One area that has been particularly troublesome for prospective buyers is coming up with a large enough down payment. In fact, most renters have no other choice than a 3.5% down FHA loan.
Get a 3% Down Mortgage with No PMI
On Friday, TD Bank reportedly began offering mortgages with down payments as small as three percent to certain low- and moderate-income borrowers via its Right Step program, per the WSJ.
The program is reserved for borrowers who earn up to 80% of the median area income as determined by HUD, the parent of the FHA.
While not everyone can qualify for such financing, it does represent a loosening from the original five percent down payment required a year ago.
The loan program doesn’t require private mortgage insurance either, and the down payment can come in the form of a gift from family or a non-profit.
However, the interest rate on such loans will likely be higher to compensate for the increased risk and lack of PMI, though it could still be cheaper than FHA financing.
I took a look at TD Bank’s mortgage rates on their website and they seemed to be in line with typical market rates – not significantly higher or lower than the competition.

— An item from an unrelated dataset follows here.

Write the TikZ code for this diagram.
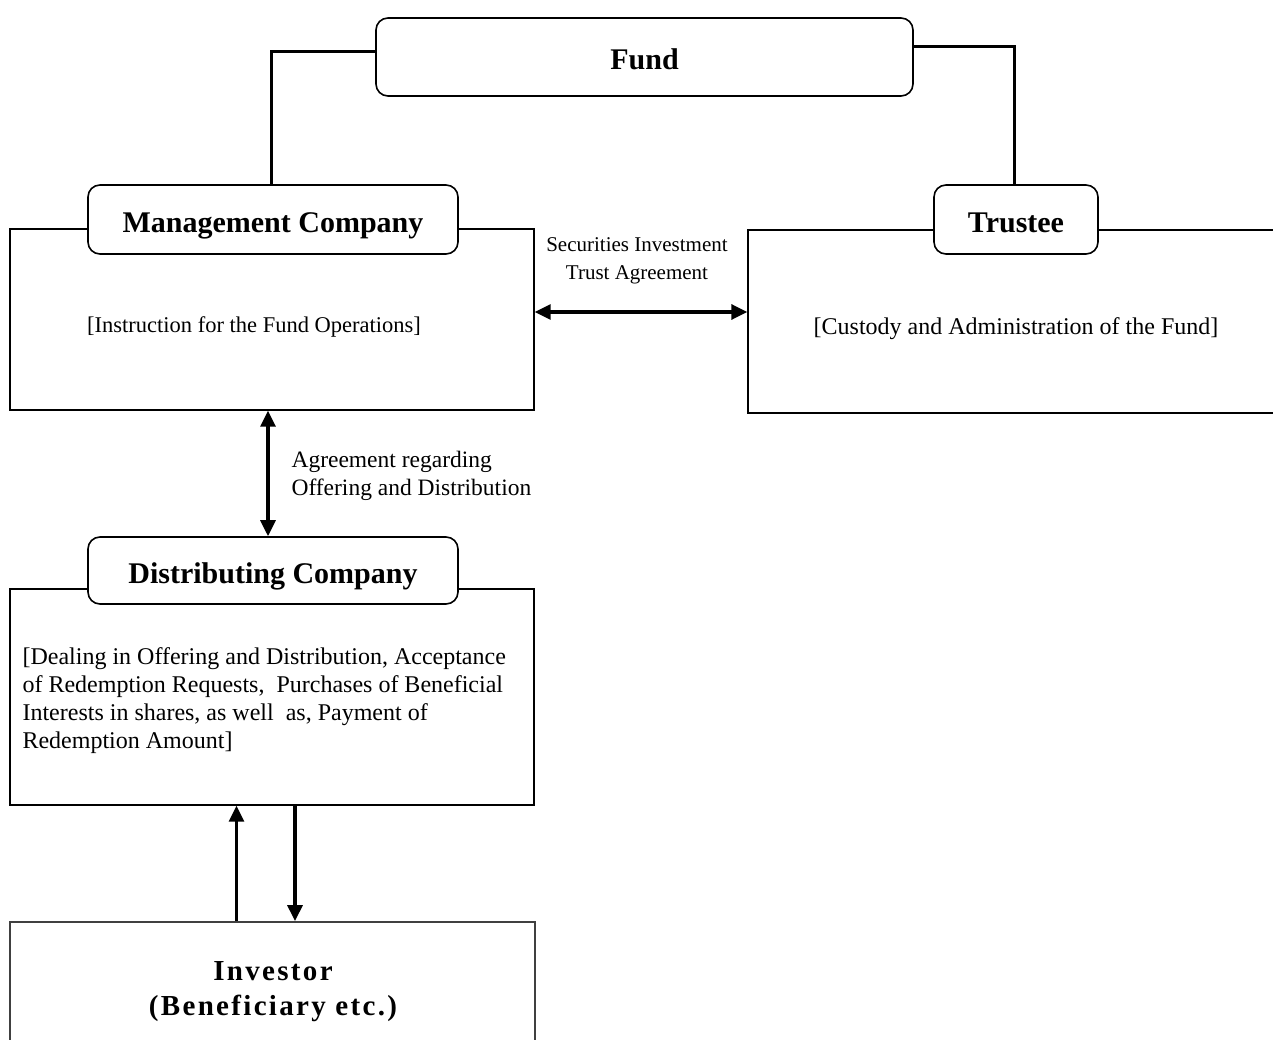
\documentclass[tikz,border=0pt]{standalone}
\usepackage{fontspec}
\setmainfont{Liberation Serif}
\usetikzlibrary{arrows.meta}
\begin{document}
\begin{tikzpicture}[x=1pt,y=-1pt,
  headbox/.style={draw, line width=1.6pt, rounded corners=12pt, fill=white,
    inner sep=0pt, text height=26pt, text depth=0pt,
    font=\fontsize{30}{34}\selectfont\bfseries},
  outerbox/.style={draw, line width=1.4pt, inner sep=0pt},
  link/.style={line width=3pt},
  tip/.style={line width=3.2pt, -{Triangle[length=16pt,width=15pt]}},
  dtip/.style={line width=3.2pt, {Triangle[length=16pt,width=15pt]}-{Triangle[length=16pt,width=15pt]}},
  body/.style={font=\fontsize{24}{28}\selectfont},
  lbl/.style={font=\fontsize{21}{28}\selectfont}]
\useasboundingbox (0,0) rectangle (1273,1040);
\clip (0,0) rectangle (1273,1040);
\fill[white] (0,0) rectangle (1273,1040);

% Fund at the top
\node[headbox, minimum width=537pt, minimum height=78pt] (fund) at (644.5,57) {Fund};

% Management Company
\node[outerbox, minimum width=524pt, minimum height=181pt] (mgmtbox) at (272,319.5) {};
\node[headbox, minimum width=370pt, minimum height=69pt] (mgmthead) at (273,219.5) {Management Company};
\node[body, font=\fontsize{22.5}{28}\selectfont] (mgmttext) at (254,327) {[Instruction for the Fund Operations]};

% Trustee
\node[outerbox, minimum width=545pt, minimum height=183pt] (trustbox) at (1020.5,321.5) {};
\node[headbox, minimum width=164pt, minimum height=69pt] (trusthead) at (1016,219.5) {Trustee};
\node[body] (trusttext) at (1016,329) {[Custody and Administration of the Fund]};

% Distributing Company
\node[outerbox, minimum width=524pt, minimum height=216pt] (distbox) at (272,697) {};
\node[headbox, minimum width=370pt, minimum height=67pt] (disthead) at (273,570.5) {Distributing Company};
\node[body, anchor=north west, align=left] (disttext) at (19,644)
  {[Dealing in Offering and Distribution, Acceptance\\
   of Redemption Requests, \ Purchases of Beneficial\\
   Interests in shares, as well \ as, Payment of\\
   Redemption Amount]};

% Investor
\node[draw=black!75, line width=1.8pt, minimum width=525pt, minimum height=160pt,
  inner sep=0pt] (investor) at (272.5,1002) {};
\node[font=\fontsize{29}{35}\selectfont\bfseries\addfontfeatures{LetterSpace=8}, align=center]
  (invtext) at (273,992) {Investor\\(Beneficiary etc.)};

% Links from the Fund down to the two parties
\draw[link] ([yshift=5pt]fund.west) -| ([xshift=-2pt]mgmthead.north);
\draw[link] ([yshift=10pt]fund.east) -| ([xshift=-2pt]trusthead.north);

% Agreements
\draw[dtip] ([yshift=7.5pt]mgmtbox.east) -- ([yshift=7.5pt]mgmtbox.east -| trustbox.west);
\node[lbl, align=center] (secagr) at (637,261) {Securities Investment\\Trust Agreement};

\draw[dtip] ([xshift=-4pt]mgmtbox.south) -- ([xshift=-4pt]mgmtbox.south |- disthead.north);
\node[lbl, font=\fontsize{23.5}{28}\selectfont, anchor=west, align=left] (offagr) at (288,476)
  {Agreement regarding\\Offering and Distribution};

% Investor <-> Distributing Company
\draw[tip] ([xshift=-36pt]investor.north) -- ([xshift=-36pt]investor.north |- distbox.south);
\draw[tip] ([xshift=23pt]distbox.south) -- ([xshift=23pt]distbox.south |- investor.north);
\end{tikzpicture}
\end{document}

Because Fannie and Freddie haven’t changed their stance, TD Bank will likely keep the loans on their own books and assume the risk of default.
This represents a shift from the originate-to-distribute model that has been widely relied upon before and after the most recent mortgage crisis.
The WSJ noted that the Arlington Community Federal Credit Union in Virginia would also begin making 3% down mortgages starting next month, down from a previous minimum of five percent.
They will accept loan amounts up to $417,000, the conforming loan limit.
Another community bank based in New Jersey, Valley National Bank, lowered their down payment requirement to five percent from 25% for certain buyers on the East Coast.
Wells Fargo Also Offers Quasi-3% Down Mortgages Now
Even the nation’s top lender is in on the 3% down game, kind of. Though Wells Fargo requires a five percent minimum down payment for primary residential purchases, they now allow up to two percent of that to come in the form of a gift from relatives.
So in a sense it’s a 3% down mortgage as long as the borrower can secure that two percent from an allowable source.
While it sounds like loose lending has returned, Wells apparently has strict underwriting requirements for such loans, including high minimum credit scores and so on.
In other words, we haven’t jumped in the DeLorean, punched it to 88 mph and traveled back to 2006.
Sure, there are some lenders offering FHA loans with credit scores as low as 550, but most are still relatively cautious, especially with the ATR and QM rules in effect.
And I’ve yet to come across any lenders offering 100% financing on 4-unit, non-owner occupied properties with sub-620 credit scores. When that happens run, or rather, sell!